An opportunity to change this comes up when a group of humans realizes that the autofacs are, themselves, running dangerously low on materials due to their rampant overextraction. Having identified a specific material two factories with overlapping ranges are both out of, they decide to goad them into conflict over resources in order to get the autofacs to destroy each other and leave humanity master of its own fate again. It's a brilliant plan. What could possibly go wrong?


This story contains examples of:

  • After the End: The story is set after a five-year nuclear war destroyed human civilization, leaving cities as fields of ruins, the environment devastated, the landscape an alternating field of badlands, overgrown tangles of vegetation and craters filled with irradiated water, and humanity's industrial base entirely nonexistent.
  • Gone Horribly Right:
    • The autofacs are wonders of technology created to keep humanity alive in case of disaster. They fulfil their purpose extraordinarily well — they produce everything humanity could possibly need, and have countless contingency measures programmed into them to ensure they will always have the resources they need to do this and that they will only stop functioning when they won't be needed anymore. They work so well, in fact, that humanity has no chance to get to resources before the autofacs do and is entirely dependent on them for survival, leaving civilization dead in the water after the war's dust settles.
    • The plan to get the autofacs to destroy each other also works entirely as planned — by the time the inter-factory war is over, the autofacs are ruins and their stifling shipments and mining are done for good. This, however, leaves humanity stranded in barbarism without access to anything they can't scavenge from the ruins, and the war's escalating arms race results in a new generation of autofacs even more advanced and virulent than the previous.
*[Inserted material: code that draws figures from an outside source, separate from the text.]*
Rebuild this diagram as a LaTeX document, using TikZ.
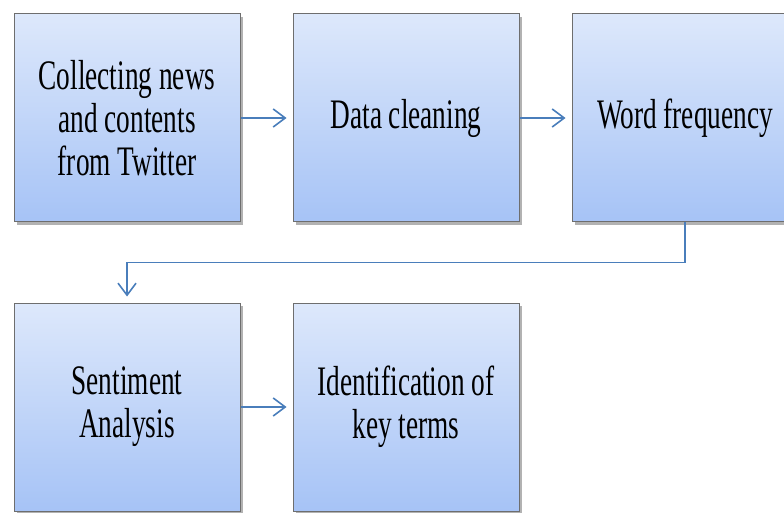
\documentclass[tikz,border=0pt]{standalone}
\usepackage{fontspec}
\newfontfamily\boxfont{Liberation Serif}[FakeStretch=0.65]
\usetikzlibrary{positioning,shadows,arrows.meta}
\definecolor{boxtop}{HTML}{DDE8FB}
\definecolor{boxbot}{HTML}{A6C3F6}
\definecolor{boxline}{HTML}{6E6E6E}
\definecolor{flowblue}{HTML}{4A7EBB}
\tikzset{
  stage/.style={draw=boxline, line width=1pt, top color=boxtop, bottom color=boxbot,
    minimum width=226pt, minimum height=208pt, inner sep=0pt, align=center,
    font=\boxfont\fontsize{42}{43}\selectfont,
    drop shadow={shadow xshift=3pt, shadow yshift=-3pt, fill=black, opacity=0.3}},
  flow/.style={draw=flowblue, line width=1.6pt, shorten >=6pt,
    -{Straight Barb[length=12pt,width=18pt,line width=1.6pt]}}
}
\begin{document}
\begin{tikzpicture}[x=1pt,y=1pt]
  \useasboundingbox (0,0) rectangle (784,512);
  \clip (0,0) rectangle (784,512);
  % top row
  \node[stage] (collect) at (127,394) {Collecting news\\and contents\\from Twitter};
  \node[stage, right=52pt of collect] (clean) {Data cleaning};
  \node[stage, right=52pt of clean] (word) {Word frequency};
  % bottom row
  \node[stage, below=80pt of collect] (senti) {Sentiment\\Analysis};
  \node[stage, right=52pt of senti] (terms) {Identification of\\key terms};
  % arrows
  \draw[flow] (collect) -- (clean);
  \draw[flow] (clean) -- (word);
  \draw[flow] (word.south) -- ++(0,-40) -| (senti.north);
  \draw[flow] (senti) -- (terms);
\end{tikzpicture}
\end{document}
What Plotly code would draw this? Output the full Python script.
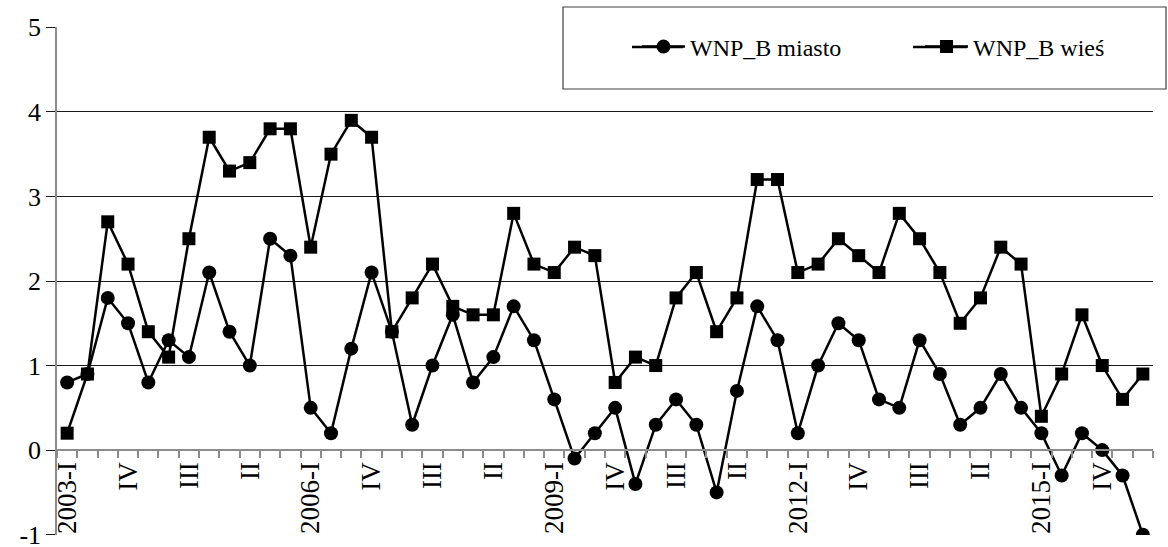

  • Mechanical Evolution: As the inter-autofac war goes on, the factories begin to enter an escalating arms race as their construct increasingly complex weapons and optimize themselves for war and survival, eventually becoming able to effectively reproduce.
  • Nanomachines: In the end, it's revealed that the autofacs have begun constructing capsules filled with nanomachines programmed to build miniature versions of their parent factories.
  • Recursive Creators: The autofacs are fairly classic Von Neumann machines: they exist to fulfill a very specific purpose — to gather resources with which to produce useful goods — and are programmed to spread and harvest as necessary to fulfill this goal. Because they have very little ability to interact with the world outside of this programming, they have spread relentlessly over the earth, constantly establishing new factories and production centers for this end. This is a serious issue for mankind, as the machines have been sucking the earth dry of resources to do this and leaving nothing for humanity to use. At the end, the wrecked factories devote the last of their energy to creating seed capsules containing nanomachines programmed to construct miniature, functional replicas of the factories wherever they land, and then shooting them in random directions. The characters speculate that the autofacs are likely going to spread all over the Earth in short order now, and if some of the capsules achieve escape velocity they may well spread throughout the universe.
  • Scavenger World: After the inter-machine war permanently halts the autofacs' shipments, humanity is left to scrounge for resources and goods as best they can from the ruins of cities and machine convoys, shaping crude tools and moving on horseback and in scavenged trucks converted to run on wood.
  • Standard Post-Apocalyptic Setting: The story is set after a five-year nuclear war destroyed human civilization, leaving cities as fields of ruins, the environment devastated, the landscape an alternating field of badlands, overgrown tangles of vegetation and craters filled with irradiated water, and the remaining human settlements either entirely dependent on automated factories or reduced to a Stone Age existence.